### PROVIDED DATA
┄┄┄┄┄┄┄┄┄┄┄┄┄┄┄┄┄┄┄┄

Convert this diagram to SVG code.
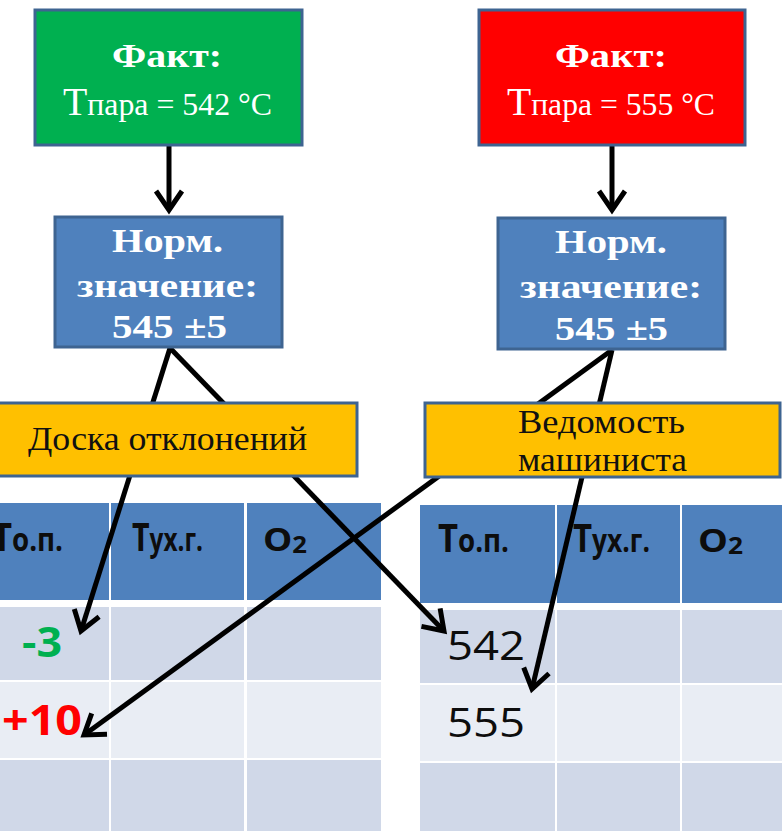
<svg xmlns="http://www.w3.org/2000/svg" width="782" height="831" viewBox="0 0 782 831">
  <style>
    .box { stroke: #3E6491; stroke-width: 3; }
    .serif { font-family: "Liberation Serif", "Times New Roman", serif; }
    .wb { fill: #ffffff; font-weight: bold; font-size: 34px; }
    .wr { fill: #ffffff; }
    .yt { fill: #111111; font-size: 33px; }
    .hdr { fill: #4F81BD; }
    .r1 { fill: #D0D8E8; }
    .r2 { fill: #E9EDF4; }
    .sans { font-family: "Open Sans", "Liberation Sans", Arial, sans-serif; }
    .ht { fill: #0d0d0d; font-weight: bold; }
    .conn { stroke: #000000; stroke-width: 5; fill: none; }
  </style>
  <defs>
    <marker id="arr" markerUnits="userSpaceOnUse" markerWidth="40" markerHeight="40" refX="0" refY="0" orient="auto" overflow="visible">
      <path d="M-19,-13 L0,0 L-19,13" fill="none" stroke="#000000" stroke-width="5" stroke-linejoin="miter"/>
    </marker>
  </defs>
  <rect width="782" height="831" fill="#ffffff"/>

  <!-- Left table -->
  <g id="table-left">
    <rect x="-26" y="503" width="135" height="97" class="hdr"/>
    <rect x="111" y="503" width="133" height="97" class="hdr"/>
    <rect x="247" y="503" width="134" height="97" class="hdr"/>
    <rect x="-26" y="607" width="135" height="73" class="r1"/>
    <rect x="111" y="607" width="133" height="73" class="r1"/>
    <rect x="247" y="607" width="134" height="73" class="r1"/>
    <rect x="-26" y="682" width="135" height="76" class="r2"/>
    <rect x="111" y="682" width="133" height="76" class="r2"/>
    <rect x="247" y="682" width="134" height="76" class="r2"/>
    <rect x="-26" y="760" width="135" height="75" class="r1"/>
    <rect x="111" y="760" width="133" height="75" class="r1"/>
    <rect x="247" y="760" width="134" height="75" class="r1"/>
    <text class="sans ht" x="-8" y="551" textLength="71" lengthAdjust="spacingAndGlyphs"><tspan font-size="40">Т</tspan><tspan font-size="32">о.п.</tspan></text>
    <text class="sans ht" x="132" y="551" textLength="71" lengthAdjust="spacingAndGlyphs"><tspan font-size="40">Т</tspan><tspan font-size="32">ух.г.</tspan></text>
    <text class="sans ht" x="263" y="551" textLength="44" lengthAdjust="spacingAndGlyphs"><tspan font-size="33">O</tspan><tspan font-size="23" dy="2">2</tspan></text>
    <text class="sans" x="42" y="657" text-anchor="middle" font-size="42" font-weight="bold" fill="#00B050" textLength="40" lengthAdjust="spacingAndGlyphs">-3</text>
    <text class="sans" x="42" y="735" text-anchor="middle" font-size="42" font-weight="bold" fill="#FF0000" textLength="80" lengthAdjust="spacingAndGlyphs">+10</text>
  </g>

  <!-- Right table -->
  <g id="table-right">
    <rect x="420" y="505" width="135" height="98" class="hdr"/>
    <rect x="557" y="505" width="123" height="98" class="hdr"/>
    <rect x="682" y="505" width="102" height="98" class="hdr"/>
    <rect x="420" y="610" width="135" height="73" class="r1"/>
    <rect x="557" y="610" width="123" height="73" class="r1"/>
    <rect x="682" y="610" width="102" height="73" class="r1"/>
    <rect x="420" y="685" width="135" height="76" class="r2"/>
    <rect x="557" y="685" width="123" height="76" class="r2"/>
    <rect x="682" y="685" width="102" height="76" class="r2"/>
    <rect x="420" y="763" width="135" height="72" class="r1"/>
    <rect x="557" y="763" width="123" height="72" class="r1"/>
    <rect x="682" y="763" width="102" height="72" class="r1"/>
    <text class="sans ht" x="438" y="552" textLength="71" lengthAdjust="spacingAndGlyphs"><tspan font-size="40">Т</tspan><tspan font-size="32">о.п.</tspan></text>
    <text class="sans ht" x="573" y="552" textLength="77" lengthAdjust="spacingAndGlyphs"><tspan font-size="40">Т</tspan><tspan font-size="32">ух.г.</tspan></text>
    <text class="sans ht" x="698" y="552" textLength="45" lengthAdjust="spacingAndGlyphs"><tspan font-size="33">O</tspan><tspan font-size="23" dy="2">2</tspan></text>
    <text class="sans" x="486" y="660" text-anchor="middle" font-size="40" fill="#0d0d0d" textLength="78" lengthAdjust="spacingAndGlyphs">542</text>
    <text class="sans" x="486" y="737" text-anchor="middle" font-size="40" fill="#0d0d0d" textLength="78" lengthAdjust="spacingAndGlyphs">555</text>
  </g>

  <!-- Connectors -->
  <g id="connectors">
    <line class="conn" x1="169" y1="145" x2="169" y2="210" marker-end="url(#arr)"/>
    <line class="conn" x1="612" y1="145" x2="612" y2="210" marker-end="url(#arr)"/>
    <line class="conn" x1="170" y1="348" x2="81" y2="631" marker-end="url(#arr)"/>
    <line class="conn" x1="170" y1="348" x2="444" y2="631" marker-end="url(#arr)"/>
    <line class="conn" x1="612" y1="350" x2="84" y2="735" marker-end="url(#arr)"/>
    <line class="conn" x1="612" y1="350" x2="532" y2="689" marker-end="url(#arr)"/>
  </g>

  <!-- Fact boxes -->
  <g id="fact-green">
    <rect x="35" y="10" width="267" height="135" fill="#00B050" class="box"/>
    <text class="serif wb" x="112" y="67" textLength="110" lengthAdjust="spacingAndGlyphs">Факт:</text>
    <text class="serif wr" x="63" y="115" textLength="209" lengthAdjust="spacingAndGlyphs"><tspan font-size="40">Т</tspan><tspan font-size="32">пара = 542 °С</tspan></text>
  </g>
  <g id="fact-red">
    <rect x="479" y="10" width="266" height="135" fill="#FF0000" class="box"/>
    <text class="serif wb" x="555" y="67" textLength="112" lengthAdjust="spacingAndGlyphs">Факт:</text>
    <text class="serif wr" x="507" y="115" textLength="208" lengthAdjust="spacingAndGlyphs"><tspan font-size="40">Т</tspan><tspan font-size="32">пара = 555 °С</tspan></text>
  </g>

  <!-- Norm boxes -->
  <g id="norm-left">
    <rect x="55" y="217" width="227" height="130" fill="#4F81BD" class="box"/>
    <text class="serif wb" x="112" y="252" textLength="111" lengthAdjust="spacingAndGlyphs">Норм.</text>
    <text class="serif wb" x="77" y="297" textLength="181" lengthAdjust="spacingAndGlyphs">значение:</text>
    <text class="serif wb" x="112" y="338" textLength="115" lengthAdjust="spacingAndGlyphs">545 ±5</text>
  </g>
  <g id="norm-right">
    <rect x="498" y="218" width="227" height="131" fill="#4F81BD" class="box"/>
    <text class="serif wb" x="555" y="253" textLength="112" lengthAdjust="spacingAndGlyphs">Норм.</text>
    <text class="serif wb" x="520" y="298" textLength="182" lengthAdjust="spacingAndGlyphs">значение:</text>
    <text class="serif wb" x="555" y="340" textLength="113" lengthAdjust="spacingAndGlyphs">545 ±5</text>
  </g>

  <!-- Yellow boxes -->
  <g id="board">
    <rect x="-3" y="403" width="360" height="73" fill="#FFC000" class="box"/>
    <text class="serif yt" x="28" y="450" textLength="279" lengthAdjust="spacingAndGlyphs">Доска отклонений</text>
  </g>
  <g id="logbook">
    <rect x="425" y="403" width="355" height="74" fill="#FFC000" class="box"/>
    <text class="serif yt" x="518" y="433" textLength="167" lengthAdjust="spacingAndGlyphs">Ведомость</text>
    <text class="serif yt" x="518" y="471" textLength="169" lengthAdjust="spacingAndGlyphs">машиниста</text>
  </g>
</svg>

┄┄┄┄┄┄┄┄┄┄┄┄┄┄┄┄┄┄┄┄

### WHAT TO DO
Omit every picture, then repeat the remaining data exactly as it appears above.

### FINAL RESULT
Convert this diagram to SVG code.
<svg xmlns="http://www.w3.org/2000/svg" width="782" height="831" viewBox="0 0 782 831">
  <style>
    .box { stroke: #3E6491; stroke-width: 3; }
    .serif { font-family: "Liberation Serif", "Times New Roman", serif; }
    .wb { fill: #ffffff; font-weight: bold; font-size: 34px; }
    .wr { fill: #ffffff; }
    .yt { fill: #111111; font-size: 33px; }
    .hdr { fill: #4F81BD; }
    .r1 { fill: #D0D8E8; }
    .r2 { fill: #E9EDF4; }
    .sans { font-family: "Open Sans", "Liberation Sans", Arial, sans-serif; }
    .ht { fill: #0d0d0d; font-weight: bold; }
    .conn { stroke: #000000; stroke-width: 5; fill: none; }
  </style>
  <defs>
    <marker id="arr" markerUnits="userSpaceOnUse" markerWidth="40" markerHeight="40" refX="0" refY="0" orient="auto" overflow="visible">
      <path d="M-19,-13 L0,0 L-19,13" fill="none" stroke="#000000" stroke-width="5" stroke-linejoin="miter"/>
    </marker>
  </defs>
  <rect width="782" height="831" fill="#ffffff"/>

  <!-- Left table -->
  <g id="table-left">
    <rect x="-26" y="503" width="135" height="97" class="hdr"/>
    <rect x="111" y="503" width="133" height="97" class="hdr"/>
    <rect x="247" y="503" width="134" height="97" class="hdr"/>
    <rect x="-26" y="607" width="135" height="73" class="r1"/>
    <rect x="111" y="607" width="133" height="73" class="r1"/>
    <rect x="247" y="607" width="134" height="73" class="r1"/>
    <rect x="-26" y="682" width="135" height="76" class="r2"/>
    <rect x="111" y="682" width="133" height="76" class="r2"/>
    <rect x="247" y="682" width="134" height="76" class="r2"/>
    <rect x="-26" y="760" width="135" height="75" class="r1"/>
    <rect x="111" y="760" width="133" height="75" class="r1"/>
    <rect x="247" y="760" width="134" height="75" class="r1"/>
    <text class="sans ht" x="-8" y="551" textLength="71" lengthAdjust="spacingAndGlyphs"><tspan font-size="40">Т</tspan><tspan font-size="32">о.п.</tspan></text>
    <text class="sans ht" x="132" y="551" textLength="71" lengthAdjust="spacingAndGlyphs"><tspan font-size="40">Т</tspan><tspan font-size="32">ух.г.</tspan></text>
    <text class="sans ht" x="263" y="551" textLength="44" lengthAdjust="spacingAndGlyphs"><tspan font-size="33">O</tspan><tspan font-size="23" dy="2">2</tspan></text>
    <text class="sans" x="42" y="657" text-anchor="middle" font-size="42" font-weight="bold" fill="#00B050" textLength="40" lengthAdjust="spacingAndGlyphs">-3</text>
    <text class="sans" x="42" y="735" text-anchor="middle" font-size="42" font-weight="bold" fill="#FF0000" textLength="80" lengthAdjust="spacingAndGlyphs">+10</text>
  </g>

  <!-- Right table -->
  <g id="table-right">
    <rect x="420" y="505" width="135" height="98" class="hdr"/>
    <rect x="557" y="505" width="123" height="98" class="hdr"/>
    <rect x="682" y="505" width="102" height="98" class="hdr"/>
    <rect x="420" y="610" width="135" height="73" class="r1"/>
    <rect x="557" y="610" width="123" height="73" class="r1"/>
    <rect x="682" y="610" width="102" height="73" class="r1"/>
    <rect x="420" y="685" width="135" height="76" class="r2"/>
    <rect x="557" y="685" width="123" height="76" class="r2"/>
    <rect x="682" y="685" width="102" height="76" class="r2"/>
    <rect x="420" y="763" width="135" height="72" class="r1"/>
    <rect x="557" y="763" width="123" height="72" class="r1"/>
    <rect x="682" y="763" width="102" height="72" class="r1"/>
    <text class="sans ht" x="438" y="552" textLength="71" lengthAdjust="spacingAndGlyphs"><tspan font-size="40">Т</tspan><tspan font-size="32">о.п.</tspan></text>
    <text class="sans ht" x="573" y="552" textLength="77" lengthAdjust="spacingAndGlyphs"><tspan font-size="40">Т</tspan><tspan font-size="32">ух.г.</tspan></text>
    <text class="sans ht" x="698" y="552" textLength="45" lengthAdjust="spacingAndGlyphs"><tspan font-size="33">O</tspan><tspan font-size="23" dy="2">2</tspan></text>
    <text class="sans" x="486" y="660" text-anchor="middle" font-size="40" fill="#0d0d0d" textLength="78" lengthAdjust="spacingAndGlyphs">542</text>
    <text class="sans" x="486" y="737" text-anchor="middle" font-size="40" fill="#0d0d0d" textLength="78" lengthAdjust="spacingAndGlyphs">555</text>
  </g>

  <!-- Connectors -->
  <g id="connectors">
    <line class="conn" x1="169" y1="145" x2="169" y2="210" marker-end="url(#arr)"/>
    <line class="conn" x1="612" y1="145" x2="612" y2="210" marker-end="url(#arr)"/>
    <line class="conn" x1="170" y1="348" x2="81" y2="631" marker-end="url(#arr)"/>
    <line class="conn" x1="170" y1="348" x2="444" y2="631" marker-end="url(#arr)"/>
    <line class="conn" x1="612" y1="350" x2="84" y2="735" marker-end="url(#arr)"/>
    <line class="conn" x1="612" y1="350" x2="532" y2="689" marker-end="url(#arr)"/>
  </g>

  <!-- Fact boxes -->
  <g id="fact-green">
    <rect x="35" y="10" width="267" height="135" fill="#00B050" class="box"/>
    <text class="serif wb" x="112" y="67" textLength="110" lengthAdjust="spacingAndGlyphs">Факт:</text>
    <text class="serif wr" x="63" y="115" textLength="209" lengthAdjust="spacingAndGlyphs"><tspan font-size="40">Т</tspan><tspan font-size="32">пара = 542 °С</tspan></text>
  </g>
  <g id="fact-red">
    <rect x="479" y="10" width="266" height="135" fill="#FF0000" class="box"/>
    <text class="serif wb" x="555" y="67" textLength="112" lengthAdjust="spacingAndGlyphs">Факт:</text>
    <text class="serif wr" x="507" y="115" textLength="208" lengthAdjust="spacingAndGlyphs"><tspan font-size="40">Т</tspan><tspan font-size="32">пара = 555 °С</tspan></text>
  </g>

  <!-- Norm boxes -->
  <g id="norm-left">
    <rect x="55" y="217" width="227" height="130" fill="#4F81BD" class="box"/>
    <text class="serif wb" x="112" y="252" textLength="111" lengthAdjust="spacingAndGlyphs">Норм.</text>
    <text class="serif wb" x="77" y="297" textLength="181" lengthAdjust="spacingAndGlyphs">значение:</text>
    <text class="serif wb" x="112" y="338" textLength="115" lengthAdjust="spacingAndGlyphs">545 ±5</text>
  </g>
  <g id="norm-right">
    <rect x="498" y="218" width="227" height="131" fill="#4F81BD" class="box"/>
    <text class="serif wb" x="555" y="253" textLength="112" lengthAdjust="spacingAndGlyphs">Норм.</text>
    <text class="serif wb" x="520" y="298" textLength="182" lengthAdjust="spacingAndGlyphs">значение:</text>
    <text class="serif wb" x="555" y="340" textLength="113" lengthAdjust="spacingAndGlyphs">545 ±5</text>
  </g>

  <!-- Yellow boxes -->
  <g id="board">
    <rect x="-3" y="403" width="360" height="73" fill="#FFC000" class="box"/>
    <text class="serif yt" x="28" y="450" textLength="279" lengthAdjust="spacingAndGlyphs">Доска отклонений</text>
  </g>
  <g id="logbook">
    <rect x="425" y="403" width="355" height="74" fill="#FFC000" class="box"/>
    <text class="serif yt" x="518" y="433" textLength="167" lengthAdjust="spacingAndGlyphs">Ведомость</text>
    <text class="serif yt" x="518" y="471" textLength="169" lengthAdjust="spacingAndGlyphs">машиниста</text>
  </g>
</svg>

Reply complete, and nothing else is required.